Physics and engineering of organic solar cells: Electrical p-type doping with phosphomolybdic acid

Abstract

Variations to a solution-based technique to electrically p-type dope conjugated polymer films using 12-molybdophosphoric acid (also referred to as phosphomolybdic acid or PMA) are reported and applied to simplify the fabrication of organic photovoltaic devices. From an engineering perspective, solution-based electrical p-type doping using PMA was improved by making the doping solution stable in air while keeping its ability to produce electrical p-type doping profiles down to a limited depth from the surface of organic semiconducting films. Furthermore, degradation studies reveal a superior stability of organic photovoltaic devices doped using the updated method, compared to devices fabricated using the original technique.
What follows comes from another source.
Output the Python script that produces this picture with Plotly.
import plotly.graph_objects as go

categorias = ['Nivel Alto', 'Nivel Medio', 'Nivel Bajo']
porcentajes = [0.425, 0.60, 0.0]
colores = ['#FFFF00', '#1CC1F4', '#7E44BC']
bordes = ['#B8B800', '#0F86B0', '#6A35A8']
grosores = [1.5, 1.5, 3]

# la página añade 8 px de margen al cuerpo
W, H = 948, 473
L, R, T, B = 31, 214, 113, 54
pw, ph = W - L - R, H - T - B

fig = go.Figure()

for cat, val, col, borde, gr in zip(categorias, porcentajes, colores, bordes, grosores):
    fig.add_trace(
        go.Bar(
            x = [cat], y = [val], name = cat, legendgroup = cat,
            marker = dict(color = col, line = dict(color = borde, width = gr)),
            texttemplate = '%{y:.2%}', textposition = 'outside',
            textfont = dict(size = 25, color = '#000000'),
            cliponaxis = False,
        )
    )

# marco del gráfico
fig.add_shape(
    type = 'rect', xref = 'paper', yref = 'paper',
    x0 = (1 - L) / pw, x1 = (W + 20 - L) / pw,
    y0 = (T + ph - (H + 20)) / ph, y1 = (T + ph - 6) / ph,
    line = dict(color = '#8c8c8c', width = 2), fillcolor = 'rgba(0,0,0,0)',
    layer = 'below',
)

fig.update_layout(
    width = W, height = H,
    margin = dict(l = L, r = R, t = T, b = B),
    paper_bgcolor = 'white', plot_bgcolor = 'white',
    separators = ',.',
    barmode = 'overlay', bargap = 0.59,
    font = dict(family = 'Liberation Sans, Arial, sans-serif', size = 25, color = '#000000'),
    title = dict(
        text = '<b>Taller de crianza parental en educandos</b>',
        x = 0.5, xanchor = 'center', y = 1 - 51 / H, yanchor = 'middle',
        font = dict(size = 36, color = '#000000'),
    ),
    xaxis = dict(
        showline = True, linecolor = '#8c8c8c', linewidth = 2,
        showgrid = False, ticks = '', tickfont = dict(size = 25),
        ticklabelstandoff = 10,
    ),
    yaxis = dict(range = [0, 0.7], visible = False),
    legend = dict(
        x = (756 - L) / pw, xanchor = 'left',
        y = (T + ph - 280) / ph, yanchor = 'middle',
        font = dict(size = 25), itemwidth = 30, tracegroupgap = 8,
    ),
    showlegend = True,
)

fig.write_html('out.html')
Last, the scope of applications of the method was extended by making it compatible with state-of-the-art conjugated polymer films. Engineering advances on the application of PMA doping to organic photovoltaics were supported by basic science studies that contributed to improve the understanding of the doping process. In particular, the apparent solvent-dependent nature of the original doping technique was investigated. To this end, the free volume of conjugated polymer films and its role in solution-based electrical p-type doping using PMA were studied. It was found that the effectiveness of PMA doping critically depends on a charge transfer process, as evidenced in previous work, but also on the available free volume of the conjugated polymer film, as reported here. No fundamental limit was found pertaining the application of this method to emerging conjugated polymers and bulk heterojunctions of state-of-the-art organic photovoltaic devices.